The sizing decisions that bite you later

Cluster design decisions are cheap to make and expensive to undo. The following are the ones that most commonly turn into a rebuild project 18 months later.

Sizing to steady state instead of worst case

The memory math needs to survive the loss of your largest host during the monthly patching window. That means your steady state memory utilization target is lower than you think, often 60 to 70 percent rather than 80. Storage IOPS have the same rule: the surviving nodes after a failure have to absorb the failed node's load without exceeding their own IOPS budget.

One CSV for everything

The single CSV design optimizes for initial setup and pessimizes for everything that comes after. Backup throughput becomes serialized, coordinator load concentrates on one node, and any CSV level problem takes the entire cluster with it. Start with one CSV per node.

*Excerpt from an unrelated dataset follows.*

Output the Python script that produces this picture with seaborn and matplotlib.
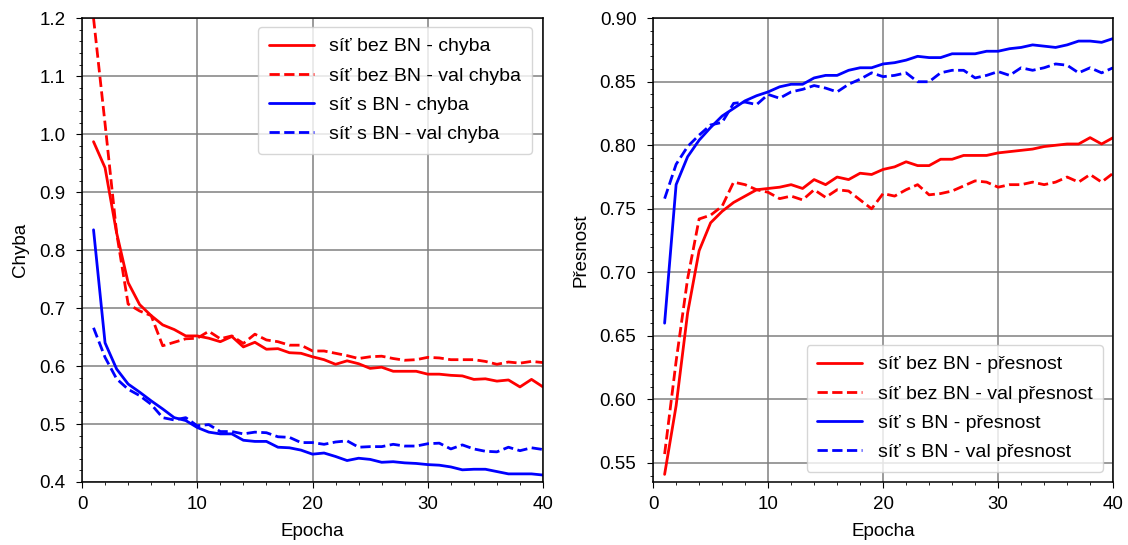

Disk witness on a stretched cluster

If you have two sites and your witness is a LUN, that LUN lives in exactly one of those sites. Lose that site and you lose the witness at the same time as half the nodes. That is the scenario cloud witness was built for. Use it.

Ignoring fault domains until you need them

Fault domains can be declared after the fact, but S2D specifically wants the topology defined before you enable Storage Spaces Direct. Pool configuration, tiering, and resiliency calculations all use the fault domain hierarchy. Once a pool is created, data does not retroactively redistribute when you change fault domains. You can fix it (evict nodes, redefine, add them back) but that is a maintenance project rather than a configuration change.

Mixed CPU generations without planning

Dynamic processor compatibility in 2025 is meaningfully better than it was in 2022. It preserves the set of processor features available across every server in the cluster and can save processor state between hosts that use different generations. That is the feature that lets you add Ice Lake hosts to a Skylake cluster and live migrate between them. It is not a license to run every generation of CPU you own in the same cluster. Plan for CPU refresh by cohort: migrate an entire cluster to newer silicon rather than mixing indefinitely.

Licensing density as an afterthought

Windows Server 2025 Datacenter Edition gives you unlimited Windows guest OS rights on the licensed host, with minimum core licensing obligations that depend on socket and core count. For clusters with high Windows VM density, Datacenter almost always wins on cost. For clusters running mostly Linux guests, Standard Edition with its two VM entitlement per licensed host can be a better fit. Model the licensing cost alongside the hardware cost during cluster sizing. The license bill on a 16 node cluster with modern core counts is not a rounding error.